§ **Aim**: Extract the whole listing as it stands. Do not include the pictures.

§ **Listed records**:
^^^^^^^^^^^^^^^^

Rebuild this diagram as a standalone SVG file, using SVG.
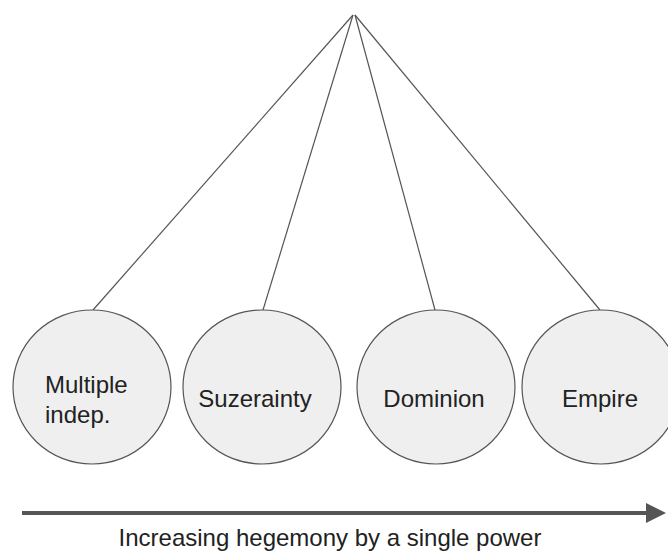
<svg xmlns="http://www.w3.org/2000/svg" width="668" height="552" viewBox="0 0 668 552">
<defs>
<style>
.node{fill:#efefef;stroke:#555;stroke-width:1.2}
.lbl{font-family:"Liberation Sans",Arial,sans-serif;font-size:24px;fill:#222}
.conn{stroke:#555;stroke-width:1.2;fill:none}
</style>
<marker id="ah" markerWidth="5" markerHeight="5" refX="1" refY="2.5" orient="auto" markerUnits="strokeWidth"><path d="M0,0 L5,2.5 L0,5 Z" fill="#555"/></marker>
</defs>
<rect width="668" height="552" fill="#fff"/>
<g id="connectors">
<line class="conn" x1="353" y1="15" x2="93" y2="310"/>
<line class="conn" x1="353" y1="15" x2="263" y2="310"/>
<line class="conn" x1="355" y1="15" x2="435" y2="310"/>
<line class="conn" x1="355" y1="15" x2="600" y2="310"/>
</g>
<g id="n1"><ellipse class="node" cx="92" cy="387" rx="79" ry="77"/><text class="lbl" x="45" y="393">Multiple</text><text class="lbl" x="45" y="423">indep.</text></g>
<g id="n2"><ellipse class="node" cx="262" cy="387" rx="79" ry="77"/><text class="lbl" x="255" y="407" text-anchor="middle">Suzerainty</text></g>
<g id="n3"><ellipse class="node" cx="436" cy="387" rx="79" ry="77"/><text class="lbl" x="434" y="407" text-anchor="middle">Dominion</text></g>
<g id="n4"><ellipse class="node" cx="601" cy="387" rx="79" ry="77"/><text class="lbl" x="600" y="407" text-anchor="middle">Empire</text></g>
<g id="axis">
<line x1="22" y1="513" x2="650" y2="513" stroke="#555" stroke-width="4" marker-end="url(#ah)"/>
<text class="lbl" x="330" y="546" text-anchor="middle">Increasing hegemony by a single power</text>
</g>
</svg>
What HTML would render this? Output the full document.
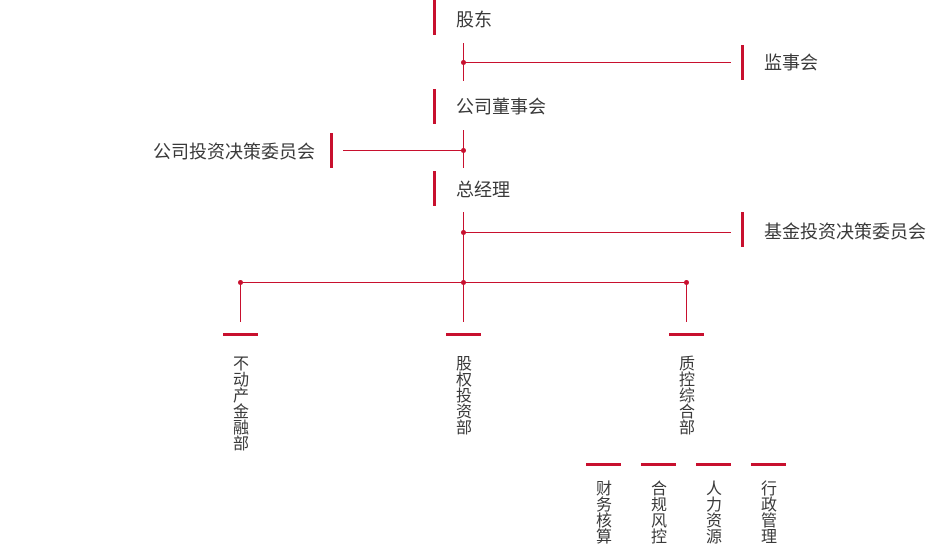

^^^^^^^^^^^^^^^^

§ **Exercise output**:
Rebuild this diagram as a standalone SVG file, using SVG.
<svg xmlns="http://www.w3.org/2000/svg" width="668" height="552" viewBox="0 0 668 552">
<defs>
<style>
.node{fill:#efefef;stroke:#555;stroke-width:1.2}
.lbl{font-family:"Liberation Sans",Arial,sans-serif;font-size:24px;fill:#222}
.conn{stroke:#555;stroke-width:1.2;fill:none}
</style>
<marker id="ah" markerWidth="5" markerHeight="5" refX="1" refY="2.5" orient="auto" markerUnits="strokeWidth"><path d="M0,0 L5,2.5 L0,5 Z" fill="#555"/></marker>
</defs>
<rect width="668" height="552" fill="#fff"/>
<g id="connectors">
<line class="conn" x1="353" y1="15" x2="93" y2="310"/>
<line class="conn" x1="353" y1="15" x2="263" y2="310"/>
<line class="conn" x1="355" y1="15" x2="435" y2="310"/>
<line class="conn" x1="355" y1="15" x2="600" y2="310"/>
</g>
<g id="n1"><ellipse class="node" cx="92" cy="387" rx="79" ry="77"/><text class="lbl" x="45" y="393">Multiple</text><text class="lbl" x="45" y="423">indep.</text></g>
<g id="n2"><ellipse class="node" cx="262" cy="387" rx="79" ry="77"/><text class="lbl" x="255" y="407" text-anchor="middle">Suzerainty</text></g>
<g id="n3"><ellipse class="node" cx="436" cy="387" rx="79" ry="77"/><text class="lbl" x="434" y="407" text-anchor="middle">Dominion</text></g>
<g id="n4"><ellipse class="node" cx="601" cy="387" rx="79" ry="77"/><text class="lbl" x="600" y="407" text-anchor="middle">Empire</text></g>
<g id="axis">
<line x1="22" y1="513" x2="650" y2="513" stroke="#555" stroke-width="4" marker-end="url(#ah)"/>
<text class="lbl" x="330" y="546" text-anchor="middle">Increasing hegemony by a single power</text>
</g>
</svg>
What HTML would render this? Output the full document.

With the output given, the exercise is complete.